Even though I sent my regrets to the organizer of the party, she has tried to solicit gifts from me twice. This seems extremely tacky, and it has made me feel I was invited only for the gifts I could bring.
Abby, I don’t want this to reflect poorly on my friend. Should I tell someone in the wedding party so they can fix this faux pas, or am I wrong about wedding etiquette?
You’re not wrong. That the party organizer is trying to extort gifts from you is extremely rude. The person to inform is the mother of the bride. She should be able to put a stop to it before anyone else is embarrassed.
Dear Abby: What if someone wants to move away from one parent but not the other? I’m 25 and interviewing for jobs. It would be nice to become independent, but for the right reasons. I am tired of my father’s selfish, ignorant attitude, but I would miss seeing my mother.

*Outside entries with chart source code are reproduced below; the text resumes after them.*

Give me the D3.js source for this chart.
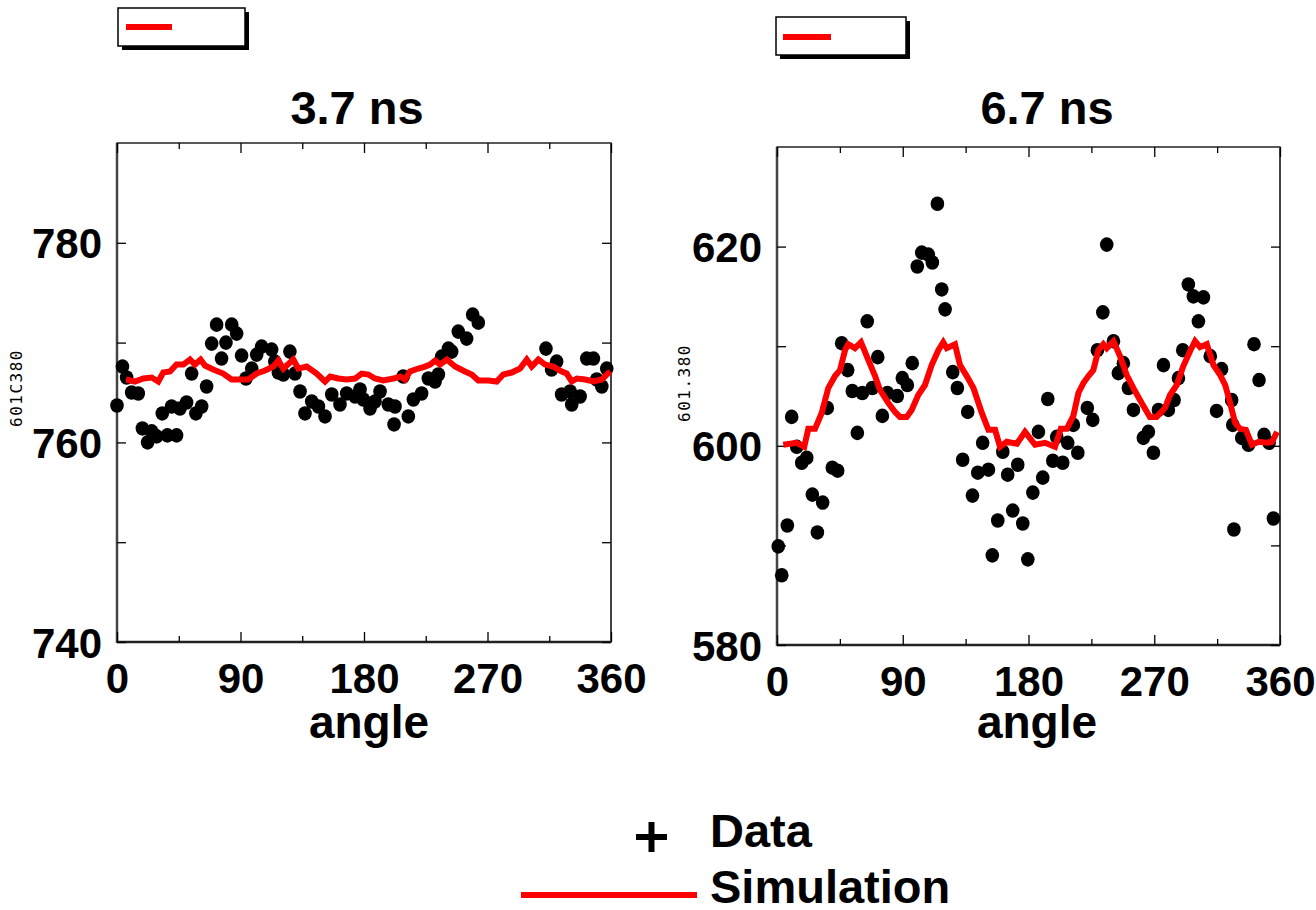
<!DOCTYPE html>
<html>
<head>
<meta charset="utf-8">
<script src="https://cdn.jsdelivr.net/npm/d3@7"></script>
<style>
  body { margin: 0; background: #fff; }
  text { font-family: "Liberation Sans", Arial, sans-serif; font-weight: bold; }
  .mono { font-family: "DejaVu Sans Mono", monospace; font-weight: normal; }
</style>
</head>
<body>
<div id="chart"></div>
<script>
// ---- data ----
var xTicks = [0, 45, 90, 135, 180, 225, 270, 315, 360];

// 3.7 ns panel
var leftAngles = [0, 4, 7, 10.7, 15.5, 18.5, 22.3, 25.3, 28.9, 33, 36.7, 39.8, 43.4, 45.9, 50.7, 54.4, 57.5, 61.7,
    65.3, 69, 72.6, 76.2, 79.4, 83.6, 87.2, 90.8, 94, 98.2, 101.8, 105.4, 112.7, 115, 117.6, 121.2, 126, 129.7,
    133.4, 137, 141.9, 146.8, 151.6, 156.5, 162.5, 167.4, 173.5, 177.1, 179.5, 184.4, 188, 191.7, 197.7, 201.9,
    202.6, 208.6, 212.3, 216, 222, 226.9, 231.8, 234.2, 236.6, 241.5, 243.9, 248.7, 254.8, 259.2, 263.3, 312.6,
    316.7, 320.4, 324, 330.2, 331.4, 337.5, 342.3, 347.2, 349.6, 353.3, 356.9];
var leftValues = [763.7, 767.6, 766.5, 765, 764.9, 761.4, 760, 761.1, 760.6, 762.9, 760.7, 763.6, 760.7, 763.4, 764,
    766.9, 762.9, 763.6, 765.6, 769.9, 771.8, 768.4, 770, 771.8, 770.9, 768.7, 766.4, 767.4, 768.8, 769.6, 769.3,
    768.1, 767, 766.8, 769.1, 766.9, 765.1, 762.9, 764.1, 763.6, 762.6, 764.8, 763.8, 764.9, 764.6, 765.3, 764.3,
    763.4, 764.1, 765.1, 763.8, 761.8, 763.6, 766.6, 762.6, 764.3, 764.9, 766.4, 766.1, 766.8, 768.6, 769.4, 769.1,
    771.1, 770.4, 772.8, 772, 769.4, 767.3, 768.1, 764.8, 765.1, 763.8, 764.6, 768.4, 768.4, 766.3, 765.6, 767.4];
var leftSimAngles = [6.6, 13.1, 19.2, 25.3, 30.1, 33.7, 38.6, 43.4, 48.3, 53.2, 56.8, 60.9, 64.1, 70.1, 77.4, 83.5,
    90.8, 95.6, 101.8, 107.9, 113.9, 117.6, 121.2, 128.5, 132.1, 138.2, 145.5, 151.6, 155.3, 161.3, 167.4, 173.5,
    178.3, 183.2, 188, 194.1, 201.4, 206.3, 209.9, 213.5, 219.6, 224.5, 228.1, 231.8, 235.4, 240.3, 246.4, 253.6,
    258.5, 263.3, 270.6, 276.7, 281.5, 287.6, 293.7, 298.6, 302.2, 307.1, 312, 318, 324.1, 327.7, 331.4, 335.1,
    341.1, 347.2, 353.3, 356.9, 359.5];
var leftSimValues = [766.3, 766.1, 766.4, 766.5, 766.1, 767, 767.1, 767.8, 767.8, 768.3, 767.8, 768.3, 767.7, 767.3,
    766.9, 766.3, 766.3, 766.3, 766.9, 767.2, 767.6, 768.2, 767.4, 768.3, 767.4, 767.6, 766.9, 766.1, 766.6, 766.4,
    766.3, 766.4, 766.9, 766.8, 766.4, 766.2, 766.4, 766.6, 766.3, 767.1, 767.4, 767.6, 767.8, 768.2, 767.8, 768.3,
    767.6, 767.1, 766.8, 766.2, 766.2, 766.1, 766.8, 767, 767.4, 768.3, 767.6, 768.3, 767.8, 767.6, 767.1, 766.9,
    766.1, 766.4, 766.3, 766.1, 766.3, 766.8, 767.1];

// 6.7 ns panel
var rightAngles = [0.9, 3.4, 7.4, 10.5, 14.1, 17.7, 21.3, 25.3, 28.9, 32.7, 36, 39.6, 43.4, 46.3, 50.6, 53.9, 57.5,
    61.1, 64.6, 68.2, 72.1, 75.4, 79, 86.1, 89.7, 93.3, 96.8, 100.4, 103.6, 108.3, 111.2, 114.8, 117.9, 120.3,
    125.8, 129.1, 132.9, 136.5, 139.9, 143.7, 147.2, 151.3, 154.1, 158, 161.6, 165.1, 168.7, 172.3, 175.9, 179.5,
    183.1, 187.1, 190.2, 193.8, 197.4, 200.2, 204.5, 208.1, 212.1, 215.3, 222.1, 226, 229.3, 233.2, 236, 240.8,
    244.3, 247.9, 251.5, 255.1, 262.2, 265.8, 269.4, 273, 276.6, 280.1, 284.2, 287.3, 290.4, 294.4, 298, 301.6,
    305.2, 310.1, 314.6, 318.2, 325.4, 326.2, 327, 332.6, 337.4, 341.4, 345, 348.6, 352.2, 355.3];
var rightValues = [589.9, 587, 592, 602.9, 599.9, 598.3, 598.8, 595.1, 591.3, 594.3, 603.8, 597.8, 597.5, 610.3,
    607.6, 605.5, 601.3, 605.3, 612.5, 605.8, 608.9, 603, 605.3, 605, 606.8, 606.1, 608.3, 618, 619.4, 619.2, 618.4,
    624.3, 615.7, 613.7, 607.4, 605.8, 598.6, 603.4, 595, 597.3, 600.3, 597.6, 589, 592.5, 599.4, 597.1, 593.5,
    598.1, 592.2, 588.6, 595.3, 601.4, 596.8, 604.7, 598.5, 600.9, 598.3, 600.3, 602.1, 599.3, 603.8, 602.6, 609.6,
    613.4, 620.2, 610.5, 607.3, 608.3, 605.8, 603.6, 600.8, 601.4, 599.3, 603.6, 608.1, 603.6, 604.6, 606.8, 609.6,
    616.2, 615, 612.5, 614.9, 609, 603.5, 607.7, 604.6, 602.1, 591.6, 600.8, 600.1, 610.2, 606.6, 601.1, 600.3, 592.7];
var rightSimAngles = [4.5, 9.3, 14.1, 19.5, 22.4, 27.2, 32, 36.7, 41.5, 45.1, 48.7, 51, 55.8, 60.1, 65.4, 70.2, 73.7,
    79.7, 84.5, 88, 92.8, 96.4, 101.1, 105.9, 110.7, 115.5, 119, 121.5, 127.4, 131, 135.8, 140.6, 146.6, 151.3,
    156.1, 159.6, 164.4, 171.6, 177.5, 184.7, 191.8, 199, 203.1, 207.4, 212.1, 215.7, 219.3, 222.9, 226.4, 230,
    233.6, 236, 240.8, 245.5, 250.3, 256.2, 261, 266.9, 271.7, 277.7, 281.3, 286.1, 290.8, 295.6, 299.2, 302.8,
    307.6, 312.4, 317.2, 320.8, 324.3, 327.9, 331.5, 335.6, 339.9, 344.7, 350.7, 354.3, 357.9];
var rightSimValues = [600.1, 600.2, 600.3, 599.9, 601.7, 601.7, 603.3, 605.8, 607, 607.6, 609.6, 610.2, 609.8, 610.4,
    608.6, 607, 605.6, 604.3, 603.4, 602.9, 602.9, 603.6, 605.1, 606.1, 608.1, 609.6, 610.4, 609.8, 610.2, 608.1,
    607, 605.8, 603.3, 601.6, 601.6, 599.9, 600.4, 600.2, 601.4, 600.1, 600.3, 599.9, 601.7, 601.7, 603, 605.3,
    606.3, 607, 607.6, 609.6, 610.2, 609.8, 610.5, 609, 607.1, 605.5, 604.3, 602.9, 602.9, 603.8, 605.1, 606.1, 608,
    609.5, 610.5, 609.9, 610.2, 608.1, 607.1, 606.1, 604.3, 602.3, 601.7, 601.6, 600.1, 600.4, 600.3, 600.4, 601.4];

var panels = [
    { title: "3.7 ns", tag: "601C380", yDomain: [740, 790], yTicks: [740, 750, 760, 770, 780],
      left: 117, right: 611, top: 143, bottom: 642, tagX: 16, tagY: 388, titleX: 357, labelX: 369,
      angles: leftAngles, values: leftValues, simAngles: leftSimAngles, simValues: leftSimValues,
      box: [118, 8, 127, 38], boxLine: [126, 172, 27] },
    { title: "6.7 ns", tag: "601.380", yDomain: [580, 630], yTicks: [580, 590, 600, 610, 620],
      left: 777, right: 1280, top: 147, bottom: 645, tagX: 684, tagY: 383, titleX: 1047, labelX: 1037,
      angles: rightAngles, values: rightValues, simAngles: rightSimAngles, simValues: rightSimValues,
      box: [776, 17, 130, 38], boxLine: [783, 831, 37] }
];

var svg = d3.select("#chart").append("svg")
    .attr("width", 1316)
    .attr("height", 910);

panels.forEach(function (p) {
    var x = d3.scaleLinear().domain([0, 360]).range([p.left, p.right]);
    var y = d3.scaleLinear().domain(p.yDomain).range([p.bottom, p.top]);
    var g = svg.append("g");

    // small legend box at the top (shadow + box + red sample)
    g.append("rect")
        .attr("x", p.box[0] + 4).attr("y", p.box[1] + 4)
        .attr("width", p.box[2]).attr("height", p.box[3])
        .attr("fill", "#000");
    g.append("rect")
        .attr("x", p.box[0]).attr("y", p.box[1])
        .attr("width", p.box[2]).attr("height", p.box[3])
        .attr("fill", "#fff").attr("stroke", "#000").attr("stroke-width", 1.5);
    g.append("line")
        .attr("x1", p.boxLine[0]).attr("x2", p.boxLine[1])
        .attr("y1", p.boxLine[2]).attr("y2", p.boxLine[2])
        .attr("stroke", "#ff0000").attr("stroke-width", 6);

    // title
    g.append("text")
        .attr("x", p.titleX).attr("y", 124)
        .attr("text-anchor", "middle")
        .style("font-size", "47px")
        .text(p.title);

    // small rotated tag
    g.append("text")
        .attr("class", "mono")
        .attr("transform", "translate(" + p.tagX + "," + p.tagY + ") rotate(-90)")
        .attr("text-anchor", "middle")
        .attr("dy", "0.35em")
        .style("font-size", "16px")
        .style("letter-spacing", "1.5px")
        .text(p.tag);

    // frame
    g.append("rect")
        .attr("x", p.left).attr("y", p.top)
        .attr("width", p.right - p.left).attr("height", p.bottom - p.top)
        .attr("fill", "none").attr("stroke", "#000").attr("stroke-width", 1.3);
    g.append("line")
        .attr("x1", p.left).attr("x2", p.left).attr("y1", p.top).attr("y2", p.bottom + 1)
        .attr("stroke", "#444").attr("stroke-width", 2.5);
    g.append("line")
        .attr("x1", p.left).attr("x2", p.right).attr("y1", p.bottom).attr("y2", p.bottom)
        .attr("stroke", "#222").attr("stroke-width", 2.5);
    g.append("line")
        .attr("x1", p.right).attr("x2", p.right).attr("y1", p.top).attr("y2", p.bottom)
        .attr("stroke", "#444").attr("stroke-width", 2);

    // axes with inward ticks
    var bottomAxis = g.append("g")
        .attr("transform", "translate(0," + p.bottom + ")")
        .call(d3.axisBottom(x).tickValues(xTicks).tickSizeInner(-10).tickSizeOuter(0).tickPadding(21)
            .tickFormat(function (d) { return d % 90 === 0 ? d : ""; }));
    var topAxis = g.append("g")
        .attr("transform", "translate(0," + p.top + ")")
        .call(d3.axisTop(x).tickValues(xTicks).tickSizeInner(-10).tickSizeOuter(0).tickFormat(""));
    var leftAxis = g.append("g")
        .attr("transform", "translate(" + p.left + ",0)")
        .call(d3.axisLeft(y).tickValues(p.yTicks).tickSizeInner(-9).tickSizeOuter(0).tickPadding(15)
            .tickFormat(function (d) { return d % 20 === 0 ? d : ""; }));
    var rightAxis = g.append("g")
        .attr("transform", "translate(" + p.right + ",0)")
        .call(d3.axisRight(y).tickValues(p.yTicks).tickSizeInner(-9).tickSizeOuter(0).tickFormat(""));

    [bottomAxis, topAxis, leftAxis, rightAxis].forEach(function (a) {
        a.select(".domain").remove();
        a.selectAll(".tick line").attr("stroke", "#000").attr("stroke-width", 1.3);
        a.selectAll(".tick text").attr("fill", "#000").attr("font-family", null)
            .style("font-size", "42px");
    });
    bottomAxis.selectAll(".tick line").filter(function (d) { return d % 90 !== 0; }).attr("y2", -6);
    topAxis.selectAll(".tick line").filter(function (d) { return d % 90 !== 0; }).attr("y2", 6);
    leftAxis.selectAll(".tick text").attr("dy", "0.36em");

    // x label
    g.append("text")
        .attr("x", p.labelX).attr("y", 738)
        .attr("text-anchor", "middle")
        .style("font-size", "46px")
        .text("angle");

    // data points
    g.append("g").selectAll("ellipse")
        .data(p.angles.map(function (a, i) { return [a, p.values[i]]; }))
        .enter().append("ellipse")
        .attr("cx", function (d) { return x(d[0]); })
        .attr("cy", function (d) { return y(d[1]); })
        .attr("rx", 6.8).attr("ry", 7.3)
        .attr("fill", "#000");

    // simulation line
    var line = d3.line()
        .x(function (d) { return x(d[0]); })
        .y(function (d) { return y(d[1]); });
    g.append("path")
        .datum(p.simAngles.map(function (a, i) { return [a, p.simValues[i]]; }))
        .attr("d", line)
        .attr("fill", "none")
        .attr("stroke", "#ff0000")
        .attr("stroke-width", 6)
        .attr("stroke-linejoin", "miter");
});

// bottom legend
var legend = svg.append("g");
legend.append("path")
    .attr("d", "M636,837H667M651.5,822V852")
    .attr("stroke", "#000").attr("stroke-width", 6);
legend.append("text")
    .attr("x", 710).attr("y", 847)
    .style("font-size", "47px")
    .text("Data");
legend.append("line")
    .attr("x1", 521).attr("x2", 697).attr("y1", 895).attr("y2", 895)
    .attr("stroke", "#ff0000").attr("stroke-width", 6);
legend.append("text")
    .attr("x", 710).attr("y", 903)
    .style("font-size", "47px")
    .text("Simulation");
</script>
</body>
</html>
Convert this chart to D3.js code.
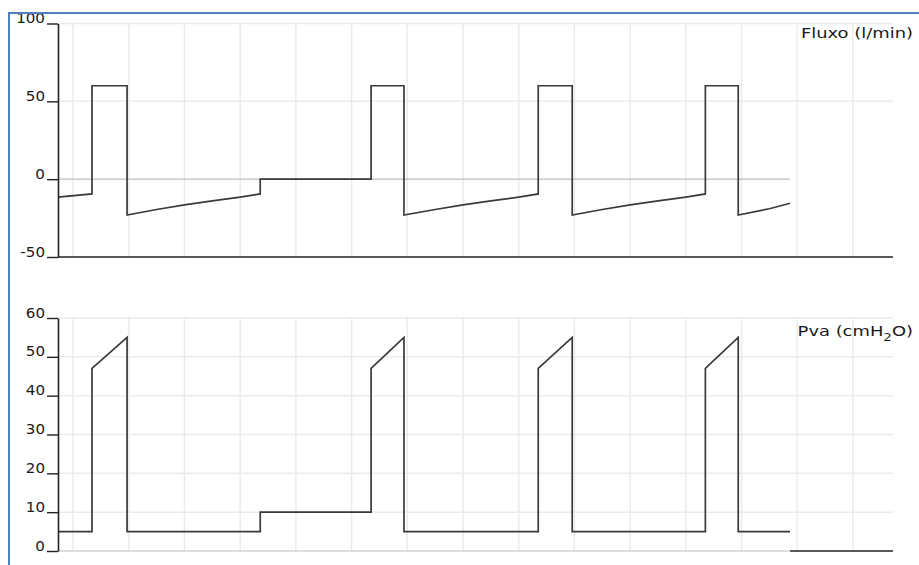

As she gets older, she seems to accommodate my dad’s all-for-himself attitude even more.
If I take a job that’s out of state, I don’t want to feel like I’m “running away.” How should I approach leaving the one family member I care about?
Continue interviewing for jobs for which you are qualified, regardless of where they are located. If more than one company wants to hire you, select the one that offers the best wages and benefits and seems to be the best fit for you.
If the company is located in your city, you may not have to leave your mother and you may be able to limit the time you must spend with your father. Should you get an enticing offer that bases you in another location, to accept it would not be running away; it would be making an intelligent career choice. Your mom might be able to visit you sans Dad periodically if the expense isn’t prohibitive, and you would be establishing your independence for the right reason.